The Essex Pension Fund is worth more than £4bn.

First reported by the Essex Chronicle, the fund has £40m in companies which make "unhealthy" products like fizzy drinks, fast food or cigarettes.

While some have called for a review, the council said the fund was run in the interests of employees.

The fund is administered by Essex County Council for its own employees and those of other borough, district and parish councils, as well as Essex Police.

Although it is run by the county council, the pension fund has its own board and the money it invests belongs to the workers who pay into it.

The county council took on responsibility for public health in 2013.

'Handcuff us'

It won the Royal Society of Public Health's health promotion and community wellbeing award in 2012, with the authority's cabinet member for health and wellbeing Ann Naylor saying: "Essex County Council is committed to demonstrating best practise in health promotion."

The authority's pension fund has investments worth nearly £15m in companies which make fizzy drinks and owns shares worth more than £6m in five tobacco firms.

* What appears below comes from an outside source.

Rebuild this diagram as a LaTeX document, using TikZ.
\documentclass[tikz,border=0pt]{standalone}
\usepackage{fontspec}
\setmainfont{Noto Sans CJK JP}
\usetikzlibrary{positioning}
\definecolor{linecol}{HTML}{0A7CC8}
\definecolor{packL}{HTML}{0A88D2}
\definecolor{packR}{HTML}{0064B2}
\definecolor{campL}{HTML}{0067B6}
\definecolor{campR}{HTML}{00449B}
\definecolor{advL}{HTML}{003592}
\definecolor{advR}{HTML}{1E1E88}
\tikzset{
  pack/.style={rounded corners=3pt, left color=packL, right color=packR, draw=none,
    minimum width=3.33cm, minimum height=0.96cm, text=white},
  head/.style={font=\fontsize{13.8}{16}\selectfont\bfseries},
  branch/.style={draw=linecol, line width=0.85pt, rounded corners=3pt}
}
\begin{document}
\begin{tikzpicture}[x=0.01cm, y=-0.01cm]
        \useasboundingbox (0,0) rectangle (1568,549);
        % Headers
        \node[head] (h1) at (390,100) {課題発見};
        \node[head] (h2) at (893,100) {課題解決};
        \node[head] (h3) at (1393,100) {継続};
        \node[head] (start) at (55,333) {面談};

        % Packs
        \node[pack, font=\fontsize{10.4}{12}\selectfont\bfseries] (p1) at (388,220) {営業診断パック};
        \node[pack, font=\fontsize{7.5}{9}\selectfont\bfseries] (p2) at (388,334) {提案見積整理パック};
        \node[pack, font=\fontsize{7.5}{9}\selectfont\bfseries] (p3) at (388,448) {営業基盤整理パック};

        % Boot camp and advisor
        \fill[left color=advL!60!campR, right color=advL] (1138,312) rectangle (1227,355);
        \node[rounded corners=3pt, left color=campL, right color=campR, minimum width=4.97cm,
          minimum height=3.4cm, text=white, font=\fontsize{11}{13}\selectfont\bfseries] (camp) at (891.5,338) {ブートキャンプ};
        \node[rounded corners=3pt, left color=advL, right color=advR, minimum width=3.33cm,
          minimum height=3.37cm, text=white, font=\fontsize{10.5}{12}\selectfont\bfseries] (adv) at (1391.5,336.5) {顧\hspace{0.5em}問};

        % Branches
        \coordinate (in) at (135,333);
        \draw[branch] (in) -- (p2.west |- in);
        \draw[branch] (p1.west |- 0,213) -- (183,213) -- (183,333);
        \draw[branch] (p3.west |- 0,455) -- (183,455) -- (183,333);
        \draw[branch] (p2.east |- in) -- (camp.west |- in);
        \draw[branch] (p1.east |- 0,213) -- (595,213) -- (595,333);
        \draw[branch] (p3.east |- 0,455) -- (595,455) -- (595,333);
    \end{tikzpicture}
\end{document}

While the investments only account for 1% of the total value of the fund, the council's Liberal Democrat leader Mike Mackrory said he wanted to the issue looked into.

"I have asked our representative to ask the head of the pension service for a review into these investments so that the board can make a judgement on where they think the best investments would be, balanced against the wellbeing for residents, " he said.

Rodney Bass, a Conservative county councillor and chairman of the pension fund's board, said: "The pension fund is different from the county council.

"To handcuff us in what we can and cannot invest in is really a stepping stone down which we should not go.

"If we go down that route we would have every moral indignation against a particular company precluding us from investing in it."